Can you copy out the data exactly? Leave the images out.

- [RECORDED INFORMATION]:

◆ ◆ ◆ ◆ ◆

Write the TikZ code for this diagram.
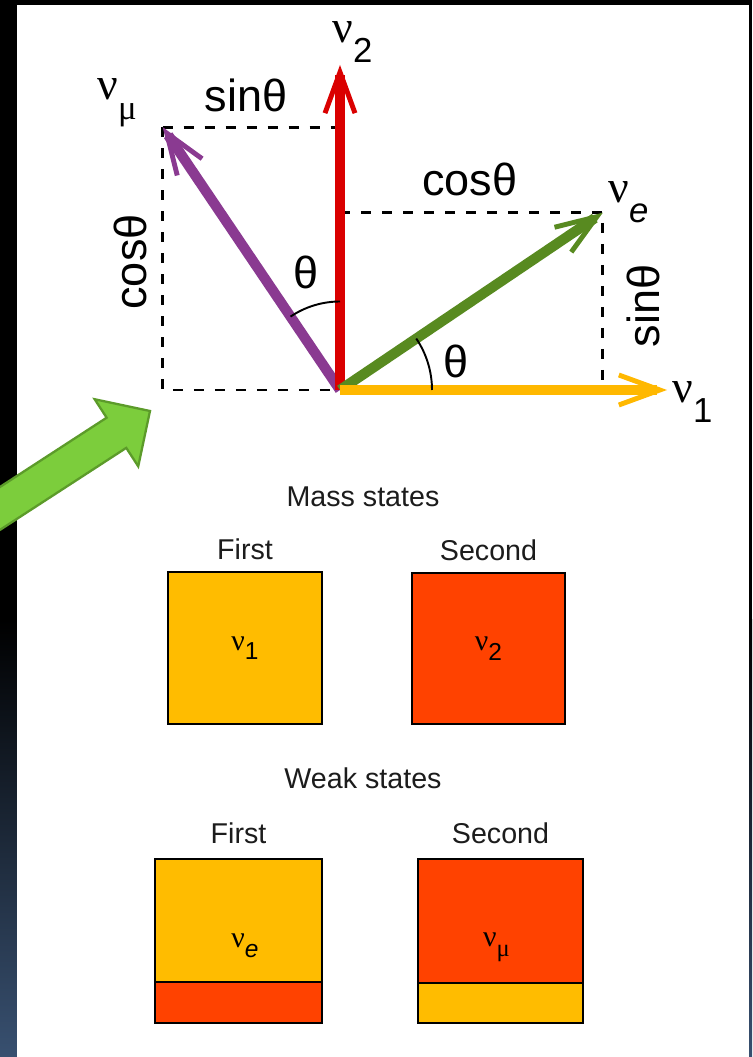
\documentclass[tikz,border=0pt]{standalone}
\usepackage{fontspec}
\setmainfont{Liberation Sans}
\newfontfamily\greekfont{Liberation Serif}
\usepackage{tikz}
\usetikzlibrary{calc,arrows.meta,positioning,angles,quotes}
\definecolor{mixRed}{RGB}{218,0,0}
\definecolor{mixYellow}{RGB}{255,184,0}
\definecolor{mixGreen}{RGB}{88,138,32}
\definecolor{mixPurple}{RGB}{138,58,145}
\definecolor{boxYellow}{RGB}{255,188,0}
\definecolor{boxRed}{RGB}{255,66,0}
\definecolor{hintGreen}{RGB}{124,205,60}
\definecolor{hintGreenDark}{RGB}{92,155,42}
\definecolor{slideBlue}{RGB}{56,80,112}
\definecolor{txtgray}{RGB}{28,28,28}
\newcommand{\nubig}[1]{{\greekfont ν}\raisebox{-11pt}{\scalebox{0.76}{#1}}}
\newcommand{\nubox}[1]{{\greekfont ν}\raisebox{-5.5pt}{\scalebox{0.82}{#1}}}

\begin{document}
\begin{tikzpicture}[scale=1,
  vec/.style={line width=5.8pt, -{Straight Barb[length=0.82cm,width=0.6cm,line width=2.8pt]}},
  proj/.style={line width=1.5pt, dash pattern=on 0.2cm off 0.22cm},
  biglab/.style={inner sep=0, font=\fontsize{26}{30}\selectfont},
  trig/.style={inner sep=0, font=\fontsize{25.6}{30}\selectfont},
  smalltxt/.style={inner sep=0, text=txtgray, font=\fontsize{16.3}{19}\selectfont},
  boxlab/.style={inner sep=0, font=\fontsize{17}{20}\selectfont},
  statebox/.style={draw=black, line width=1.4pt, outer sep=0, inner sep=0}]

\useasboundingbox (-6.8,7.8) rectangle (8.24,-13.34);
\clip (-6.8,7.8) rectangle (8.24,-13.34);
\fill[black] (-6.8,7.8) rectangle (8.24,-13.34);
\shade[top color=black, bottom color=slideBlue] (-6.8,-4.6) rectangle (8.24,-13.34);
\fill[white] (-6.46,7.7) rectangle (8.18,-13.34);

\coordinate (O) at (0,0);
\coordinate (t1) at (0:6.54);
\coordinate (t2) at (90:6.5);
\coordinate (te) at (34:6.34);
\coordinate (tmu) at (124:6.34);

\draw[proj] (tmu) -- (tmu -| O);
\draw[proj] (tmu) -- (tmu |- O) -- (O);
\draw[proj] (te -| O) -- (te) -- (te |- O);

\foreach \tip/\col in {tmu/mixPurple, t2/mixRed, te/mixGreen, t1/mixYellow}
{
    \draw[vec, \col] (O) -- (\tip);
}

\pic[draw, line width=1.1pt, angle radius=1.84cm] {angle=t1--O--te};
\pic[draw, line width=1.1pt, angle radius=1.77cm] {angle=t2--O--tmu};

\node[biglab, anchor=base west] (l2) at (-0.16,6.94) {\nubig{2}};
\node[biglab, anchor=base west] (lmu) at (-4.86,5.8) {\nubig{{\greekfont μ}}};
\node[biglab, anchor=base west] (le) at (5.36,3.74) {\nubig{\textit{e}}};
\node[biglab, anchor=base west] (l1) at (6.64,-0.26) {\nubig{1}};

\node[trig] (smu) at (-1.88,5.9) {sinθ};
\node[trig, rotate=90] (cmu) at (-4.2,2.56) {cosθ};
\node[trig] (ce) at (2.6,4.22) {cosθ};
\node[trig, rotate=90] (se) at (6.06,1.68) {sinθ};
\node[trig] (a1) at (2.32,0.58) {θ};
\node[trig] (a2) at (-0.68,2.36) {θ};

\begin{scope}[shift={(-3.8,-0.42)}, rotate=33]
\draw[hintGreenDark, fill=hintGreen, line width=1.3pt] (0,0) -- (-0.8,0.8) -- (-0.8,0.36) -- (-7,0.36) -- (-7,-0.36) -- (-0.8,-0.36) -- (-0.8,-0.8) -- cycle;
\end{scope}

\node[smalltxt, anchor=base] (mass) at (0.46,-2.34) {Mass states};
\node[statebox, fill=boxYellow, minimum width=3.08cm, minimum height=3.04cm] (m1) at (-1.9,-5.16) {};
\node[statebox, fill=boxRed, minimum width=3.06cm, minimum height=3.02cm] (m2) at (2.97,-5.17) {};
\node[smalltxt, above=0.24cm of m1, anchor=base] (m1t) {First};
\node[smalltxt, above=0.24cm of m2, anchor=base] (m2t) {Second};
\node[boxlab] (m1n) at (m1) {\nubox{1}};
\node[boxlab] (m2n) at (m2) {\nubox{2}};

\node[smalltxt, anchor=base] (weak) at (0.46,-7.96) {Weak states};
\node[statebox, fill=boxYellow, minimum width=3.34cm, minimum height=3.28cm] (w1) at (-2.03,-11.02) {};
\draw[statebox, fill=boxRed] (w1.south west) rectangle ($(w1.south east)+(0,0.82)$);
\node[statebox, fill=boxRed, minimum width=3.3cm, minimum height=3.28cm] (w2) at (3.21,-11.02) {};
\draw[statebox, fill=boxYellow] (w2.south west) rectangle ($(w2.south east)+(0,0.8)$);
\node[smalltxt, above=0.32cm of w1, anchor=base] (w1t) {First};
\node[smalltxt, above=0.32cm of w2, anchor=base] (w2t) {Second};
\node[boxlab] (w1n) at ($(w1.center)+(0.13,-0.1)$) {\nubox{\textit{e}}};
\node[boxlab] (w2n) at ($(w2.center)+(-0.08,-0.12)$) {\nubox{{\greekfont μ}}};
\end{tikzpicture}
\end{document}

◆ ◆ ◆ ◆ ◆

- [THE SOLUTION]:
Write the TikZ code for this diagram.
\documentclass[tikz,border=0pt]{standalone}
\usepackage{fontspec}
\setmainfont{Liberation Sans}
\newfontfamily\greekfont{Liberation Serif}
\usepackage{tikz}
\usetikzlibrary{calc,arrows.meta,positioning,angles,quotes}
\definecolor{mixRed}{RGB}{218,0,0}
\definecolor{mixYellow}{RGB}{255,184,0}
\definecolor{mixGreen}{RGB}{88,138,32}
\definecolor{mixPurple}{RGB}{138,58,145}
\definecolor{boxYellow}{RGB}{255,188,0}
\definecolor{boxRed}{RGB}{255,66,0}
\definecolor{hintGreen}{RGB}{124,205,60}
\definecolor{hintGreenDark}{RGB}{92,155,42}
\definecolor{slideBlue}{RGB}{56,80,112}
\definecolor{txtgray}{RGB}{28,28,28}
\newcommand{\nubig}[1]{{\greekfont ν}\raisebox{-11pt}{\scalebox{0.76}{#1}}}
\newcommand{\nubox}[1]{{\greekfont ν}\raisebox{-5.5pt}{\scalebox{0.82}{#1}}}

\begin{document}
\begin{tikzpicture}[scale=1,
  vec/.style={line width=5.8pt, -{Straight Barb[length=0.82cm,width=0.6cm,line width=2.8pt]}},
  proj/.style={line width=1.5pt, dash pattern=on 0.2cm off 0.22cm},
  biglab/.style={inner sep=0, font=\fontsize{26}{30}\selectfont},
  trig/.style={inner sep=0, font=\fontsize{25.6}{30}\selectfont},
  smalltxt/.style={inner sep=0, text=txtgray, font=\fontsize{16.3}{19}\selectfont},
  boxlab/.style={inner sep=0, font=\fontsize{17}{20}\selectfont},
  statebox/.style={draw=black, line width=1.4pt, outer sep=0, inner sep=0}]

\useasboundingbox (-6.8,7.8) rectangle (8.24,-13.34);
\clip (-6.8,7.8) rectangle (8.24,-13.34);
\fill[black] (-6.8,7.8) rectangle (8.24,-13.34);
\shade[top color=black, bottom color=slideBlue] (-6.8,-4.6) rectangle (8.24,-13.34);
\fill[white] (-6.46,7.7) rectangle (8.18,-13.34);

\coordinate (O) at (0,0);
\coordinate (t1) at (0:6.54);
\coordinate (t2) at (90:6.5);
\coordinate (te) at (34:6.34);
\coordinate (tmu) at (124:6.34);

\draw[proj] (tmu) -- (tmu -| O);
\draw[proj] (tmu) -- (tmu |- O) -- (O);
\draw[proj] (te -| O) -- (te) -- (te |- O);

\foreach \tip/\col in {tmu/mixPurple, t2/mixRed, te/mixGreen, t1/mixYellow}
{
    \draw[vec, \col] (O) -- (\tip);
}

\pic[draw, line width=1.1pt, angle radius=1.84cm] {angle=t1--O--te};
\pic[draw, line width=1.1pt, angle radius=1.77cm] {angle=t2--O--tmu};

\node[biglab, anchor=base west] (l2) at (-0.16,6.94) {\nubig{2}};
\node[biglab, anchor=base west] (lmu) at (-4.86,5.8) {\nubig{{\greekfont μ}}};
\node[biglab, anchor=base west] (le) at (5.36,3.74) {\nubig{\textit{e}}};
\node[biglab, anchor=base west] (l1) at (6.64,-0.26) {\nubig{1}};

\node[trig] (smu) at (-1.88,5.9) {sinθ};
\node[trig, rotate=90] (cmu) at (-4.2,2.56) {cosθ};
\node[trig] (ce) at (2.6,4.22) {cosθ};
\node[trig, rotate=90] (se) at (6.06,1.68) {sinθ};
\node[trig] (a1) at (2.32,0.58) {θ};
\node[trig] (a2) at (-0.68,2.36) {θ};

\begin{scope}[shift={(-3.8,-0.42)}, rotate=33]
\draw[hintGreenDark, fill=hintGreen, line width=1.3pt] (0,0) -- (-0.8,0.8) -- (-0.8,0.36) -- (-7,0.36) -- (-7,-0.36) -- (-0.8,-0.36) -- (-0.8,-0.8) -- cycle;
\end{scope}

\node[smalltxt, anchor=base] (mass) at (0.46,-2.34) {Mass states};
\node[statebox, fill=boxYellow, minimum width=3.08cm, minimum height=3.04cm] (m1) at (-1.9,-5.16) {};
\node[statebox, fill=boxRed, minimum width=3.06cm, minimum height=3.02cm] (m2) at (2.97,-5.17) {};
\node[smalltxt, above=0.24cm of m1, anchor=base] (m1t) {First};
\node[smalltxt, above=0.24cm of m2, anchor=base] (m2t) {Second};
\node[boxlab] (m1n) at (m1) {\nubox{1}};
\node[boxlab] (m2n) at (m2) {\nubox{2}};

\node[smalltxt, anchor=base] (weak) at (0.46,-7.96) {Weak states};
\node[statebox, fill=boxYellow, minimum width=3.34cm, minimum height=3.28cm] (w1) at (-2.03,-11.02) {};
\draw[statebox, fill=boxRed] (w1.south west) rectangle ($(w1.south east)+(0,0.82)$);
\node[statebox, fill=boxRed, minimum width=3.3cm, minimum height=3.28cm] (w2) at (3.21,-11.02) {};
\draw[statebox, fill=boxYellow] (w2.south west) rectangle ($(w2.south east)+(0,0.8)$);
\node[smalltxt, above=0.32cm of w1, anchor=base] (w1t) {First};
\node[smalltxt, above=0.32cm of w2, anchor=base] (w2t) {Second};
\node[boxlab] (w1n) at ($(w1.center)+(0.13,-0.1)$) {\nubox{\textit{e}}};
\node[boxlab] (w2n) at ($(w2.center)+(-0.08,-0.12)$) {\nubox{{\greekfont μ}}};
\end{tikzpicture}
\end{document}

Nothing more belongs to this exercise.